Thoughts on Manhattan property, one of the world's best investments.
Wednesday, August 10, 2011
New York apartment rent increase 8%
Manhattan New York July 2011 average monthly apartment rent increased 8% to $3,358 compared to a year ago. This is just $36 shy of the record of May 2007. The vacancy rate was at 0.86%, the lowest in the nation.
-Crains New York Article Near record temperatures outside in July were nearly matched by those indoors, as the Manhattan apartment market saw average rents approach historic peaks, according to a report released Wednesday.
Last month, the average monthly rent for an apartment rose 8% to $3,358 from the same month last year, just $36 shy of the all-time highest monthly rent, recorded in May 2007, according to Citi Habitats, the city's largest residential rental brokerage. Rents for apartments of all sizes rose. Studio rents were up 7% to $1,953, one-bedrooms increased 7% to $2,672, two-bedrooms rose 9% to $3,754 and three-bedrooms increased 9% to $5,052.
“With concessions going away and vacancy rates diminishing, rents were bound to escalate,” said Gary Malin, president of Citi Habitats, adding that the speed with which rents have been increasing may be surprising to some since unemployment remains high.
The vacancy rate was 0.86% in July, essentially unchanged from the same time a year ago, when the rate was 0.88%. The big change was that only 7% of all the transactions brokered by Citi Habitats this July involved a free month's rent or payment of broker fees as a concession, compared with 25% a year earlier.
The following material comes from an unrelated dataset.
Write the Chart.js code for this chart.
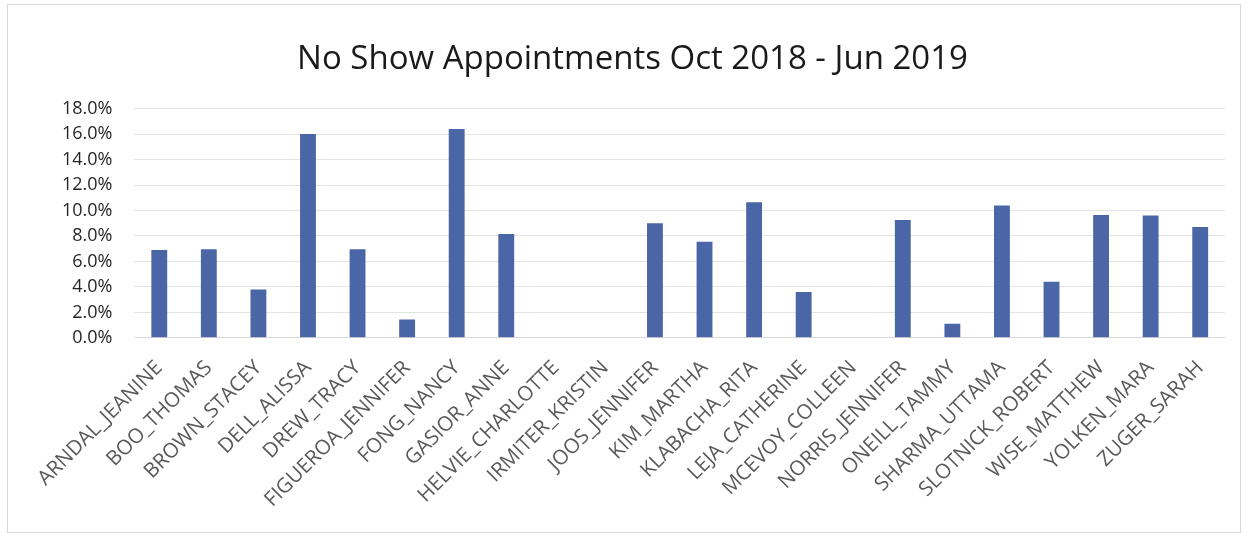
<!DOCTYPE html>
<html>
<head>
<meta charset="utf-8">
<script src="https://cdn.jsdelivr.net/npm/chart.js@4/dist/chart.umd.min.js"></script>
<style>
  html, body { margin: 0; padding: 0; background: #fff; }
  #wrap { position: relative; width: 1251px; height: 536px; }
  #frame { position: absolute; left: 7px; top: 4px; width: 1234px; height: 529px; border: 1px solid #d9d9d9; box-sizing: border-box; pointer-events: none; }
</style>
</head>
<body>
<div id="wrap">
  <canvas id="myChart" width="1251" height="536"></canvas>
  <div id="frame"></div>
</div>
<script>
// provider names and no-show rates (percent)
const providers = [
  'ARNDAL_JEANINE', 'BOO_THOMAS', 'BROWN_STACEY', 'DELL_ALISSA', 'DREW_TRACY',
  'FIGUEROA_JENNIFER', 'FONG_NANCY', 'GASIOR_ANNE', 'HELVIE_CHARLOTTE', 'IRMITER_KRISTIN',
  'JOOS_JENNIFER', 'KIM_MARTHA', 'KLABACHA_RITA', 'LEJA_CATHERINE', 'MCEVOY_COLLEEN',
  'NORRIS_JENNIFER', 'ONEILL_TAMMY', 'SHARMA_UTTAMA', 'SLOTNICK_ROBERT', 'WISE_MATTHEW',
  'YOLKEN_MARA', 'ZUGER_SARAH'
];
const noShowRates = [
  6.9, 6.95, 3.8, 16.0, 6.95,
  1.45, 16.4, 8.15, 0, 0,
  9.0, 7.55, 10.65, 3.6, 0,
  9.25, 1.1, 10.4, 4.4, 9.65,
  9.6, 8.7
];
const yTicks = [0, 2, 4, 6, 8, 10, 12, 14, 16, 18];

const chartTitle = 'No Show Appointments Oct 2018 - Jun 2019';

new Chart(document.getElementById('myChart'), {
  type: 'bar',
  data: {
    labels: providers,
    datasets: [{
      label: 'No Show %',
      data: noShowRates,
      backgroundColor: '#4a66a6',
      borderWidth: 0,
      barPercentage: 0.32,
      categoryPercentage: 1.0
    }]
  },
  options: {
    responsive: false,
    animation: false,
    layout: { padding: { left: 40, right: 26, top: 40, bottom: 6 } },
    plugins: {
      legend: { display: false },
      tooltip: { enabled: false },
      title: {
        display: true,
        text: chartTitle,
        color: '#1a1a1a',
        font: { family: 'Open Sans', size: 33, weight: 'normal' },
        padding: { top: 0, bottom: 29 }
      }
    },
    scales: {
      x: {
        grid: { display: false, drawTicks: false },
        border: { color: '#d9d9d9' },
        ticks: {
          color: '#595959',
          font: { family: 'Open Sans', size: 20.5 },
          maxRotation: 45,
          minRotation: 45,
          autoSkip: false,
          padding: 18
        }
      },
      y: {
        min: 0,
        max: 18,
        afterBuildTicks: (axis) => { axis.ticks = yTicks.map(v => ({ value: v })); },
        grid: { color: '#e3e3e3', drawTicks: false },
        border: { display: false },
        ticks: {
          color: '#262626',
          font: { family: 'Open Sans', size: 18 },
          padding: 22,
          autoSkip: false,
          callback: (v) => v.toFixed(1) + '%'
        }
      }
    }
  }
});
</script>
</body>
</html>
Meanwhile, average monthly rents at newly built doorman buildings in Manhattan took a slight dip in July. Last month, the average rent at those properties was $5,370, down 4% from last year. Mr. Malin said the slight decline may be attributed to the fact that owners of high-end new developments tend to “push the limits very fast” and then eventually come back to reality and lower rents.
He cautioned that the report reflects activity in July and therefore does not take into account recent wild fluctuations in the stock market as well as mounting fears of a double-dip recession. On Monday, the Dow Jones Industrial Average recorded its worst day since 2008, plunging 634 points after the U.S. credit rating was downgraded. The Dow rebounded 430 points on Tuesday.
“We'll have to see how the new round of question marks in our economy will impact the rental market,” said Mr. Malin.